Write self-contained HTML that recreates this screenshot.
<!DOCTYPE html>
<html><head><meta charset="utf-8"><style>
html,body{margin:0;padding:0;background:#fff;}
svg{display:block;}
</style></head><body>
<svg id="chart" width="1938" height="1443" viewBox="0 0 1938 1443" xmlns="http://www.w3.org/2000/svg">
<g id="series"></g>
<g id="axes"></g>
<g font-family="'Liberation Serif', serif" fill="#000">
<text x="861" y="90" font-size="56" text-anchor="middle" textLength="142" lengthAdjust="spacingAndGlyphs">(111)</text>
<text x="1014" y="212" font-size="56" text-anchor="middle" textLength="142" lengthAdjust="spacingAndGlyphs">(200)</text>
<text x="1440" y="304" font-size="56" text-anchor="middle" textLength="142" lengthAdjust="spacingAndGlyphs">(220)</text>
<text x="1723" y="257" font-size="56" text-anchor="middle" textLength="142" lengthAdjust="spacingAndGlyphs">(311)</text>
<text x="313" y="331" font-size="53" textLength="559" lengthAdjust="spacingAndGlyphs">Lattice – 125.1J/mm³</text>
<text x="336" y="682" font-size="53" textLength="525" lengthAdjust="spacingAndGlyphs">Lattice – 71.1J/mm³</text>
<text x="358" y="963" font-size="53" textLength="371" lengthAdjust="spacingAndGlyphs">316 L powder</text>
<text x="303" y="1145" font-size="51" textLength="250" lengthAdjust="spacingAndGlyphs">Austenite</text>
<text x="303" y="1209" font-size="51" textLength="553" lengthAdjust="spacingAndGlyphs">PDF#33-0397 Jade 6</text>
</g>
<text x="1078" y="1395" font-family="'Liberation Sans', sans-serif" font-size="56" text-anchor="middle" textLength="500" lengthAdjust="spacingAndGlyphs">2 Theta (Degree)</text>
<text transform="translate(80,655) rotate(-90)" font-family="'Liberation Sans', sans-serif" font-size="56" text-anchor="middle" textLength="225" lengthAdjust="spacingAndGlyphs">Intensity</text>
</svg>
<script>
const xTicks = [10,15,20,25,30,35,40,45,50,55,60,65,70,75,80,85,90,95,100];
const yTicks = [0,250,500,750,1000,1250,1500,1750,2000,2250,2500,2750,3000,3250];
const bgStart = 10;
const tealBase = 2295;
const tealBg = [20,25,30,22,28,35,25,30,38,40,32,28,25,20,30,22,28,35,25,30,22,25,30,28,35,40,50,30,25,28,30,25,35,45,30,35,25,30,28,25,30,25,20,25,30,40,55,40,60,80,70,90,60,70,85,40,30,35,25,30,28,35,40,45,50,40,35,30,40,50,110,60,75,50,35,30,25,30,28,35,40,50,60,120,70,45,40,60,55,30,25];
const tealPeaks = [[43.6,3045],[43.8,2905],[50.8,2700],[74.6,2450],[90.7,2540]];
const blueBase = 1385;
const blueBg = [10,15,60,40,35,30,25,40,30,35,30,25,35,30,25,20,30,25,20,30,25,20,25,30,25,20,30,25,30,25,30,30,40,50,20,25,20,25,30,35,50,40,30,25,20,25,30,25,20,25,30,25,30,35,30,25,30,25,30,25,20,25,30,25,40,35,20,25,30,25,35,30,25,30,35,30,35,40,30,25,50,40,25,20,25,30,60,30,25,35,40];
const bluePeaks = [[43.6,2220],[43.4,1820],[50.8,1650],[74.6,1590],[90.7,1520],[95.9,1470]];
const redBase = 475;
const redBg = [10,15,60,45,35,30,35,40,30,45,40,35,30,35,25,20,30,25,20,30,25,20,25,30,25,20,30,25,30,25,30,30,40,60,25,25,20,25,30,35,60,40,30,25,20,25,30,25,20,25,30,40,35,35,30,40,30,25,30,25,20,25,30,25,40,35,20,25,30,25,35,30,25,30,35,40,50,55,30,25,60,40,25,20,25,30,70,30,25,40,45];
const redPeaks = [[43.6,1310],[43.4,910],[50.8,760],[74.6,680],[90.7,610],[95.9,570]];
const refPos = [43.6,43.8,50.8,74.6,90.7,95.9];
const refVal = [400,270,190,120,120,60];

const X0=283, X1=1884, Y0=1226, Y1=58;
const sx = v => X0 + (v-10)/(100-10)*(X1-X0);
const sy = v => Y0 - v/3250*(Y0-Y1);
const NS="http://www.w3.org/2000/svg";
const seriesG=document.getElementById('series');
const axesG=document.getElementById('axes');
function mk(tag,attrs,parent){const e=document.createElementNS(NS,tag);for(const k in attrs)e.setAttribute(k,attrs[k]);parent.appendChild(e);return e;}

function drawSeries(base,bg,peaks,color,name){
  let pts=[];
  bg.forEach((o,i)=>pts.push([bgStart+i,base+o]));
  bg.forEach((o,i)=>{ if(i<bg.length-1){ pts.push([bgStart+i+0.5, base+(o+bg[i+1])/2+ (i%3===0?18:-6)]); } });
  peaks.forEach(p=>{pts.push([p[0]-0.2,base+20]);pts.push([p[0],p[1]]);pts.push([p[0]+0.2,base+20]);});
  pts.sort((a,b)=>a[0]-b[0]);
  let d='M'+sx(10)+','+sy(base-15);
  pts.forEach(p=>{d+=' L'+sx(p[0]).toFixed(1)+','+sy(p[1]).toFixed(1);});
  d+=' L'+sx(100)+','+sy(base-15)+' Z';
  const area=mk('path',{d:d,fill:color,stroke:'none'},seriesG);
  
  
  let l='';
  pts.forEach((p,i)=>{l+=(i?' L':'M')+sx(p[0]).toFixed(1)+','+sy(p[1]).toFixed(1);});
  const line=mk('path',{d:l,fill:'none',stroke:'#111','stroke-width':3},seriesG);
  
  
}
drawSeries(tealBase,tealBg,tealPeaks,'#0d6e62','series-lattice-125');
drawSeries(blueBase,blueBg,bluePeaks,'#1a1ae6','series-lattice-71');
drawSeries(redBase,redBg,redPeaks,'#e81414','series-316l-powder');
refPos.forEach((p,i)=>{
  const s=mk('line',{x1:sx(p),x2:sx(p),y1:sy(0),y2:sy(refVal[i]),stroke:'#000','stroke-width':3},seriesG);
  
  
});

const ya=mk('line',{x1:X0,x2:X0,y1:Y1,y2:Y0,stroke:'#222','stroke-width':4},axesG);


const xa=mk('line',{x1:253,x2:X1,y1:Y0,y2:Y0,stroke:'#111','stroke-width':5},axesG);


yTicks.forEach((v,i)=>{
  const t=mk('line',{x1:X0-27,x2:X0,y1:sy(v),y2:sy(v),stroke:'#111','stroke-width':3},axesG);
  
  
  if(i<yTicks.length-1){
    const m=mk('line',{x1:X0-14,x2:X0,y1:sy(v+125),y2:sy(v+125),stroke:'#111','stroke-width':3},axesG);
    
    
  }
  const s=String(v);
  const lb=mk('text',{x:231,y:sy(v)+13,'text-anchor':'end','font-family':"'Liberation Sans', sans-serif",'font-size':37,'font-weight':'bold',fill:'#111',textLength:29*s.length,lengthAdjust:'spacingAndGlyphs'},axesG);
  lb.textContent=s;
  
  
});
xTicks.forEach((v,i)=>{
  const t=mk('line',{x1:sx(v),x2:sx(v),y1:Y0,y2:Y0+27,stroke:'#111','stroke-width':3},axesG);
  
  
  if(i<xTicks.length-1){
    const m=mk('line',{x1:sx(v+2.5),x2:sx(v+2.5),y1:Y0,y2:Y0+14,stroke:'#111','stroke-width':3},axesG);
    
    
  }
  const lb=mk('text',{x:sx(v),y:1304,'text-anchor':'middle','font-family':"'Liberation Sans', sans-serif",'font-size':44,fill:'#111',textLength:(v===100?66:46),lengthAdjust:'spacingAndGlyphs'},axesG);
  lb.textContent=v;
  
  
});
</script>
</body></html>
——————————
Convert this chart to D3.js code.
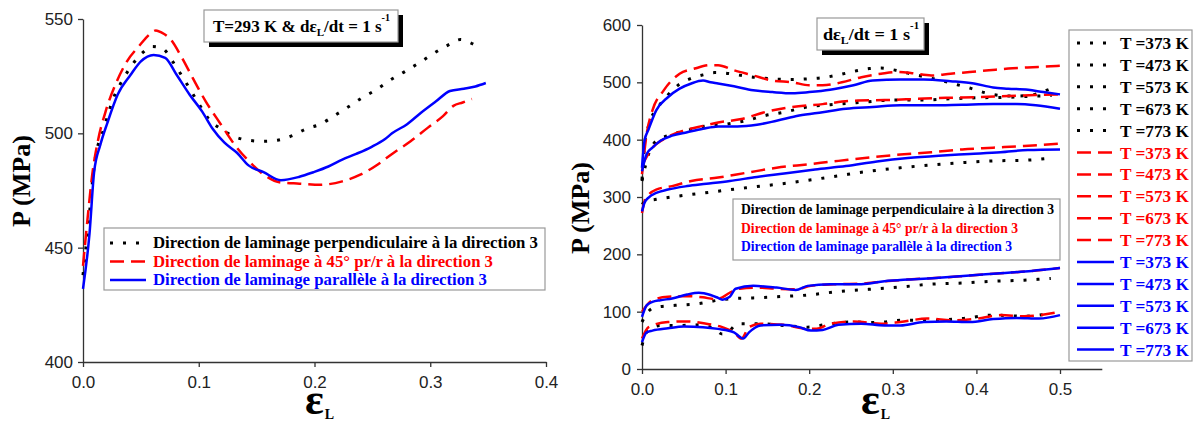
——————————
PROBLEM TO SOLVE
Go through the entries above and copy every line containing "chart".

REPLY
<svg id="chart" width="1938" height="1443" viewBox="0 0 1938 1443" xmlns="http://www.w3.org/2000/svg">
Convert this chart to D3.js code.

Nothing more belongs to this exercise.